■ Your instructions ■
Every line below is to be quoted exactly, with nothing added or dropped.

----------------

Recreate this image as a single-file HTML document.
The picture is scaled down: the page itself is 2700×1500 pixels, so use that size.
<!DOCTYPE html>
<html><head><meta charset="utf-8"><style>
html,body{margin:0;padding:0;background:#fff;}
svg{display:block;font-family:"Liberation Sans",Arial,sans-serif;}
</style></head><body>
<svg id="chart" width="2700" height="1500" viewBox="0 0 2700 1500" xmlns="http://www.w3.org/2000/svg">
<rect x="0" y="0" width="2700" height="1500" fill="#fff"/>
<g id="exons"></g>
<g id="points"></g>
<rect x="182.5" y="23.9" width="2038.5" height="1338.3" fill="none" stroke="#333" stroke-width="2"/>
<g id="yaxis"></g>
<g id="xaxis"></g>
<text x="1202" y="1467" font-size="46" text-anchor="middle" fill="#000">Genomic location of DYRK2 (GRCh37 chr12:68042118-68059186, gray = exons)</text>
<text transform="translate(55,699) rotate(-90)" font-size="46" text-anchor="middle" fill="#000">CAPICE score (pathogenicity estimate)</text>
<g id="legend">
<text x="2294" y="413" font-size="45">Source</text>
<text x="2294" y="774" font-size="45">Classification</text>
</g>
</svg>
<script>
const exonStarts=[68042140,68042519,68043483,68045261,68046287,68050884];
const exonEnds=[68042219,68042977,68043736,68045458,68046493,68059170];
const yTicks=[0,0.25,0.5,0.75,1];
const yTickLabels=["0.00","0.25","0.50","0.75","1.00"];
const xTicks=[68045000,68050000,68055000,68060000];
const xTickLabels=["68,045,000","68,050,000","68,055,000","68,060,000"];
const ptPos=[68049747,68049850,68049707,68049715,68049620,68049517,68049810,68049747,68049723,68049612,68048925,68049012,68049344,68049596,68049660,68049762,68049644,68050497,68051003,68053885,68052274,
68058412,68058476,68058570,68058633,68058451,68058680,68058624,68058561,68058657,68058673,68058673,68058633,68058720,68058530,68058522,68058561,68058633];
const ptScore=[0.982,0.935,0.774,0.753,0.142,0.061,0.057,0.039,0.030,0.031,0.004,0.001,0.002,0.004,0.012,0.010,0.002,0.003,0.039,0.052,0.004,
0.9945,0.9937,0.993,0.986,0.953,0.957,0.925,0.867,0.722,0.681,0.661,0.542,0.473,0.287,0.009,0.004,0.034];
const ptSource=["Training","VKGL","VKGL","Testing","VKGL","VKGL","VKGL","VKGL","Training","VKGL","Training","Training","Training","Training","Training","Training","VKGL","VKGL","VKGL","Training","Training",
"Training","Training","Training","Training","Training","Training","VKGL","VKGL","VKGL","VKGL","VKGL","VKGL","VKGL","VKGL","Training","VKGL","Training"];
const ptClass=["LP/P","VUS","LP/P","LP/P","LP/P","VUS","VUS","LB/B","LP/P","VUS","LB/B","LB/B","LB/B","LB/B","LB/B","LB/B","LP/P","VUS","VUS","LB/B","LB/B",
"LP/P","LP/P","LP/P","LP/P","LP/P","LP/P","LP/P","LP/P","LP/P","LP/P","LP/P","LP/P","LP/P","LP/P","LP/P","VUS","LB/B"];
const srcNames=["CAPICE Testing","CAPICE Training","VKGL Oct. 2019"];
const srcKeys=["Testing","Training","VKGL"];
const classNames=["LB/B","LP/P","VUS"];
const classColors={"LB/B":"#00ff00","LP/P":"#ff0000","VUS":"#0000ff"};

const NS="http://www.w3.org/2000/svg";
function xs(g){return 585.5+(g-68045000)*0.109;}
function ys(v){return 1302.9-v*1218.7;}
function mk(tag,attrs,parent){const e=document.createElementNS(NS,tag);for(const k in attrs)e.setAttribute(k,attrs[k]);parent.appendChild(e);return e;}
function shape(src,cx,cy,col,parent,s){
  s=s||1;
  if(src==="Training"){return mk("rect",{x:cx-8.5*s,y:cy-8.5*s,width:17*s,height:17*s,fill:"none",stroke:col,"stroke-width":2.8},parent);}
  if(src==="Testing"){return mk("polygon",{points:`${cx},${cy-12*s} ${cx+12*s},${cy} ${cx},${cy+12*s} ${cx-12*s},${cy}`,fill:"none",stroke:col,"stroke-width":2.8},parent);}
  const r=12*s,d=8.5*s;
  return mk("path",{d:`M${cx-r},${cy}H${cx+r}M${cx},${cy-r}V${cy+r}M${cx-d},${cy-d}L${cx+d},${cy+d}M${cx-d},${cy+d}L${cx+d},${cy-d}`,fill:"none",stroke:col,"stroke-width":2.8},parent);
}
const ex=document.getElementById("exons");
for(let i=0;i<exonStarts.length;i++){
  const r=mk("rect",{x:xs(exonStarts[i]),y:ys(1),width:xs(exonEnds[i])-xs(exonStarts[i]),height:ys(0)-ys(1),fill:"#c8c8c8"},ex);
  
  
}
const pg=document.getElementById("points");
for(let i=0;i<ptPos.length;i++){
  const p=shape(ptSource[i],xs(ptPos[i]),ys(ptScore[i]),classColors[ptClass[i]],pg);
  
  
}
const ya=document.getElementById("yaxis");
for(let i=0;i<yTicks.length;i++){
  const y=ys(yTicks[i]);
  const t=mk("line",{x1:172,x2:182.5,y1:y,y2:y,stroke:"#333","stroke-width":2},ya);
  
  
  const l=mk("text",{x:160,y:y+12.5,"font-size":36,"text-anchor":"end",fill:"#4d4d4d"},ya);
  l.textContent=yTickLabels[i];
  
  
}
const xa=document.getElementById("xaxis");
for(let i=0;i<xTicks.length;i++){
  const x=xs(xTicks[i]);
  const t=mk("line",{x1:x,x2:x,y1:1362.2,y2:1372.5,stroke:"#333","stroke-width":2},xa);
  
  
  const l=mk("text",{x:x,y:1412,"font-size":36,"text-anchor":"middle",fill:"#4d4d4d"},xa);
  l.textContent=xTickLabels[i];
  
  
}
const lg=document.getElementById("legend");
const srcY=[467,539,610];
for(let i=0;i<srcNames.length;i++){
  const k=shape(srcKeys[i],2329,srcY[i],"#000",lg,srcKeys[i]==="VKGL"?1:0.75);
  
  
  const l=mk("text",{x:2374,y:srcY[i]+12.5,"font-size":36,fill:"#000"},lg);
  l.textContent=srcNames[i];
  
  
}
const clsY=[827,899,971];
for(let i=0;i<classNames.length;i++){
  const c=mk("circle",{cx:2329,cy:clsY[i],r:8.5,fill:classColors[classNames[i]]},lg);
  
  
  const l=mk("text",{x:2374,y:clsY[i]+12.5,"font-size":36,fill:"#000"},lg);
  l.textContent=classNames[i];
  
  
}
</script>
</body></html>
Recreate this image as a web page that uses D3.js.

----------------

■ Result of this task ■
Recreate this image as a single-file HTML document.
The picture is scaled down: the page itself is 2700×1500 pixels, so use that size.
<!DOCTYPE html>
<html><head><meta charset="utf-8"><style>
html,body{margin:0;padding:0;background:#fff;}
svg{display:block;font-family:"Liberation Sans",Arial,sans-serif;}
</style></head><body>
<svg id="chart" width="2700" height="1500" viewBox="0 0 2700 1500" xmlns="http://www.w3.org/2000/svg">
<rect x="0" y="0" width="2700" height="1500" fill="#fff"/>
<g id="exons"></g>
<g id="points"></g>
<rect x="182.5" y="23.9" width="2038.5" height="1338.3" fill="none" stroke="#333" stroke-width="2"/>
<g id="yaxis"></g>
<g id="xaxis"></g>
<text x="1202" y="1467" font-size="46" text-anchor="middle" fill="#000">Genomic location of DYRK2 (GRCh37 chr12:68042118-68059186, gray = exons)</text>
<text transform="translate(55,699) rotate(-90)" font-size="46" text-anchor="middle" fill="#000">CAPICE score (pathogenicity estimate)</text>
<g id="legend">
<text x="2294" y="413" font-size="45">Source</text>
<text x="2294" y="774" font-size="45">Classification</text>
</g>
</svg>
<script>
const exonStarts=[68042140,68042519,68043483,68045261,68046287,68050884];
const exonEnds=[68042219,68042977,68043736,68045458,68046493,68059170];
const yTicks=[0,0.25,0.5,0.75,1];
const yTickLabels=["0.00","0.25","0.50","0.75","1.00"];
const xTicks=[68045000,68050000,68055000,68060000];
const xTickLabels=["68,045,000","68,050,000","68,055,000","68,060,000"];
const ptPos=[68049747,68049850,68049707,68049715,68049620,68049517,68049810,68049747,68049723,68049612,68048925,68049012,68049344,68049596,68049660,68049762,68049644,68050497,68051003,68053885,68052274,
68058412,68058476,68058570,68058633,68058451,68058680,68058624,68058561,68058657,68058673,68058673,68058633,68058720,68058530,68058522,68058561,68058633];
const ptScore=[0.982,0.935,0.774,0.753,0.142,0.061,0.057,0.039,0.030,0.031,0.004,0.001,0.002,0.004,0.012,0.010,0.002,0.003,0.039,0.052,0.004,
0.9945,0.9937,0.993,0.986,0.953,0.957,0.925,0.867,0.722,0.681,0.661,0.542,0.473,0.287,0.009,0.004,0.034];
const ptSource=["Training","VKGL","VKGL","Testing","VKGL","VKGL","VKGL","VKGL","Training","VKGL","Training","Training","Training","Training","Training","Training","VKGL","VKGL","VKGL","Training","Training",
"Training","Training","Training","Training","Training","Training","VKGL","VKGL","VKGL","VKGL","VKGL","VKGL","VKGL","VKGL","Training","VKGL","Training"];
const ptClass=["LP/P","VUS","LP/P","LP/P","LP/P","VUS","VUS","LB/B","LP/P","VUS","LB/B","LB/B","LB/B","LB/B","LB/B","LB/B","LP/P","VUS","VUS","LB/B","LB/B",
"LP/P","LP/P","LP/P","LP/P","LP/P","LP/P","LP/P","LP/P","LP/P","LP/P","LP/P","LP/P","LP/P","LP/P","LP/P","VUS","LB/B"];
const srcNames=["CAPICE Testing","CAPICE Training","VKGL Oct. 2019"];
const srcKeys=["Testing","Training","VKGL"];
const classNames=["LB/B","LP/P","VUS"];
const classColors={"LB/B":"#00ff00","LP/P":"#ff0000","VUS":"#0000ff"};

const NS="http://www.w3.org/2000/svg";
function xs(g){return 585.5+(g-68045000)*0.109;}
function ys(v){return 1302.9-v*1218.7;}
function mk(tag,attrs,parent){const e=document.createElementNS(NS,tag);for(const k in attrs)e.setAttribute(k,attrs[k]);parent.appendChild(e);return e;}
function shape(src,cx,cy,col,parent,s){
  s=s||1;
  if(src==="Training"){return mk("rect",{x:cx-8.5*s,y:cy-8.5*s,width:17*s,height:17*s,fill:"none",stroke:col,"stroke-width":2.8},parent);}
  if(src==="Testing"){return mk("polygon",{points:`${cx},${cy-12*s} ${cx+12*s},${cy} ${cx},${cy+12*s} ${cx-12*s},${cy}`,fill:"none",stroke:col,"stroke-width":2.8},parent);}
  const r=12*s,d=8.5*s;
  return mk("path",{d:`M${cx-r},${cy}H${cx+r}M${cx},${cy-r}V${cy+r}M${cx-d},${cy-d}L${cx+d},${cy+d}M${cx-d},${cy+d}L${cx+d},${cy-d}`,fill:"none",stroke:col,"stroke-width":2.8},parent);
}
const ex=document.getElementById("exons");
for(let i=0;i<exonStarts.length;i++){
  const r=mk("rect",{x:xs(exonStarts[i]),y:ys(1),width:xs(exonEnds[i])-xs(exonStarts[i]),height:ys(0)-ys(1),fill:"#c8c8c8"},ex);
  
  
}
const pg=document.getElementById("points");
for(let i=0;i<ptPos.length;i++){
  const p=shape(ptSource[i],xs(ptPos[i]),ys(ptScore[i]),classColors[ptClass[i]],pg);
  
  
}
const ya=document.getElementById("yaxis");
for(let i=0;i<yTicks.length;i++){
  const y=ys(yTicks[i]);
  const t=mk("line",{x1:172,x2:182.5,y1:y,y2:y,stroke:"#333","stroke-width":2},ya);
  
  
  const l=mk("text",{x:160,y:y+12.5,"font-size":36,"text-anchor":"end",fill:"#4d4d4d"},ya);
  l.textContent=yTickLabels[i];
  
  
}
const xa=document.getElementById("xaxis");
for(let i=0;i<xTicks.length;i++){
  const x=xs(xTicks[i]);
  const t=mk("line",{x1:x,x2:x,y1:1362.2,y2:1372.5,stroke:"#333","stroke-width":2},xa);
  
  
  const l=mk("text",{x:x,y:1412,"font-size":36,"text-anchor":"middle",fill:"#4d4d4d"},xa);
  l.textContent=xTickLabels[i];
  
  
}
const lg=document.getElementById("legend");
const srcY=[467,539,610];
for(let i=0;i<srcNames.length;i++){
  const k=shape(srcKeys[i],2329,srcY[i],"#000",lg,srcKeys[i]==="VKGL"?1:0.75);
  
  
  const l=mk("text",{x:2374,y:srcY[i]+12.5,"font-size":36,fill:"#000"},lg);
  l.textContent=srcNames[i];
  
  
}
const clsY=[827,899,971];
for(let i=0;i<classNames.length;i++){
  const c=mk("circle",{cx:2329,cy:clsY[i],r:8.5,fill:classColors[classNames[i]]},lg);
  
  
  const l=mk("text",{x:2374,y:clsY[i]+12.5,"font-size":36,fill:"#000"},lg);
  l.textContent=classNames[i];
  
  
}
</script>
</body></html>
Recreate this image as a web page that uses D3.js.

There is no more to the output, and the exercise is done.